Filosofi e teorici politici fanno una distinzione tra diritti negativi e positivi. Un diritto negativo è un diritto a non essere sottoposto all’azione di un’altra persona o gruppo; i diritti negativi permettono o obbligano all’inazione. Un diritto positivo è un diritto ad essere sottoposto ad un’azione di un’altra persona o gruppo; i diritti positivi permettono o obbligano all’azione. In relazione alle tre generazioni di diritti umani, i diritti negativi sono spesso associati alla prima generazione, mentre i diritti positivi sono associati alla seconda e alla terza generazione.

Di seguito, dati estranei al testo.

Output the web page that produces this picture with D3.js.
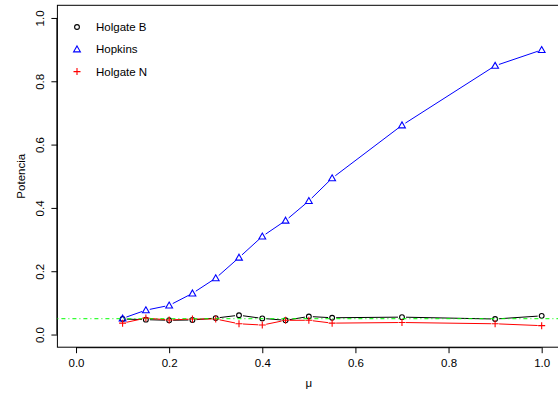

I diritti negativi e positivi sono spesso in conflitto perché l’esecuzione dei doveri conferiti dai diritti positivi spesso comporta la violazione dei diritti negativi. Per esempio, il diritto positivo al benessere sociale conferisce al governo il dovere di fornire servizi. Eseguire questo dovere comporta un aumento delle spese statali, il che probabilmente richiederebbe un aumento delle tasse. Questo però violerebbe il diritto negativo dei cittadini a non farsi portare via il denaro. Poiché i diritti positivi implicano doveri positivi di agire, mentre i diritti negativi implicano che gli altri devono solo astenersi dall’agire, i diritti positivi sono generalmente più difficili da giustificare e richiedono una giustificazione etica più complessa dei diritti negativi.

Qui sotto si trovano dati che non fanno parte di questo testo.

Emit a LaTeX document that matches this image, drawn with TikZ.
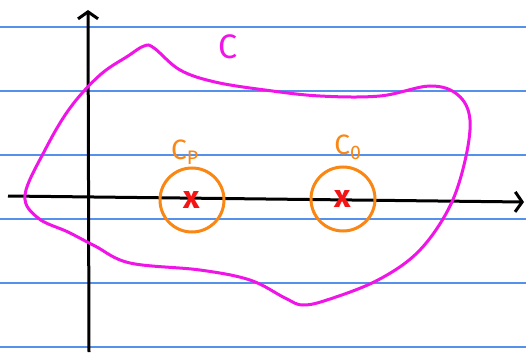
\documentclass[tikz,border=0pt]{standalone}
\usepackage{fontspec}
\setsansfont{Fira Sans}
\usetikzlibrary{arrows.meta,positioning,backgrounds}

\definecolor{rule}{RGB}{85,145,235}
\definecolor{curvemag}{RGB}{240,20,230}
\definecolor{ringorange}{RGB}{250,135,20}
\definecolor{crossred}{RGB}{245,20,20}

\begin{document}
\begin{tikzpicture}[
    x=1pt, y=-1pt,
    font=\sffamily,
    background rectangle/.style={fill=white,draw=none},
    show background rectangle,
    ruling/.style={rule,line width=1.1pt},
    axis/.style={line width=3pt,-{Straight Barb[length=7pt,width=20pt,line width=3pt]}},
    ring/.style={circle,draw=ringorange,line width=3pt,minimum size=64pt,inner sep=0pt},
    cross/.style={crossred,font=\sffamily\fontsize{32}{32}\selectfont\bfseries},
    label/.style={font=\sffamily\fontsize{34}{34}\selectfont},
    sublabel/.style={ringorange,font=\sffamily\fontsize{28}{28}\selectfont}
]
\path[use as bounding box] (0,0) rectangle (526,355);

% ruled paper
\foreach \y in {27,91,155,219,283,347}
    \draw[ruling] (0,\y) -- (526,\y);

% axes
\coordinate (xfrom) at (8,196);
\coordinate (xto) at (524,202);
\coordinate (yfrom) at (89,352);
\coordinate (yto) at (88,10);
\draw[axis] (xfrom) -- (xto);
\draw[axis] (yfrom) -- (yto);

% region C
\draw[curvemag,line width=3pt] plot[smooth cycle,tension=0.6] coordinates {
    (25,195) (45,150) (70,108) (100,75) (128,56) (144,46) (154,48) (180,70)
    (215,82) (265,90) (320,96) (380,96) (430,86) (458,95) (470,120)
    (464,165) (448,210) (418,252) (378,280) (330,299) (303,305) (285,298)
    (250,280) (200,270) (130,263) (95,246) (68,232) (38,218)};
\node[label,curvemag] (cname) at (228,47) {C};

% discs around the two points
\node[ring] (ringp) at (192,200) {};
\node[ring] (ringo) at (343,199) {};
\node[cross] (xp) at (ringp.center) {x};
\node[cross] (xo) at (ringo.center) {x};
\node[sublabel] (pname) at (185,152) {C\textsubscript{P}};
\node[sublabel] (oname) at (348,147) {C\textsubscript{0}};
\end{tikzpicture}
\end{document}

Il filosofo politico Isaiah Berlin ha chiarito la distinzione in una famosa conferenza intitolata “Due concetti di libertà”. Se la libertà negativa riguarda la libertà di perseguire i propri interessi secondo il proprio libero arbitrio e senza “interferenze di enti esterni”, allora la libertà positiva si occupa del “grado in cui gli individui o i gruppi” sono in grado di “agire autonomamente” in primo luogo (Berlin, 1958).1 In altre parole, quali sono le condizioni in cui gli individui modellano la loro comprensione del proprio libero arbitrio? Cosa dà agli individui un’idea positiva su come dovrebbero agire, piuttosto che limitazioni negative su come non possono agire?

C’era un certo disaccordo sull’importanza relativa di queste due concezioni durante i dibattiti sulla Dichiarazione universale e le sue convenzioni. Mentre gli Stati Uniti avevano adottato un modello di stato sociale sotto le riforme del New Deal del presidente Franklin Delano Roosevelt, i diritti economici e sociali non erano parte della tradizione politica americana nello stesso modo in cui lo erano stati per molti governi dell’Europa continentale o per la sempre più potente Unione Sovietica.

La disinclinazione americana alla libertà positiva può essere attribuita in parte alla campagna ideologica contro l’Unione Sovietica durante la guerra fredda. I sovietici davano un posto elevato al collettivo rispetto all’individuo. Questo significava dare la priorità alla libertà positiva, che ritenevano autorizzasse lo stato a intraprendere azioni radicali per provvedere al benessere e all'”autorealizzazione” dei suoi cittadini, a volte a spese dei diritti civili e politici individuali, come il diritto alla partecipazione politica.

Molti in Occidente, tuttavia, vedevano con scetticismo la posizione sovietica come un velato tentativo di tornare agli eccessi di autoritarismo che il sistema di governo delle Nazioni Unite era stato progettato per prevenire. Grandi ingiustizie sono state spesso commesse a beneficio del bene collettivo. Berlin e altri diffidavano “del modo in cui l’apparentemente nobile ideale della libertà come padronanza di sé o realizzazione di sé era stato distorto dai dittatori totalitari del ventesimo secolo” (Berlin, 1958). Insistere sul primato dei diritti negativi, tuttavia, impedisce il progresso della giustizia sociale rendendo più difficile giustificare lo stanziamento di risorse per aiutare i diseredati e facile giustificare l’inazione.

In definitiva, rimane una questione aperta se le forme positive e negative di libertà siano due aspetti di una concezione comune dei diritti o due tipi distinti di diritti che sono strettamente correlati senza essere identici.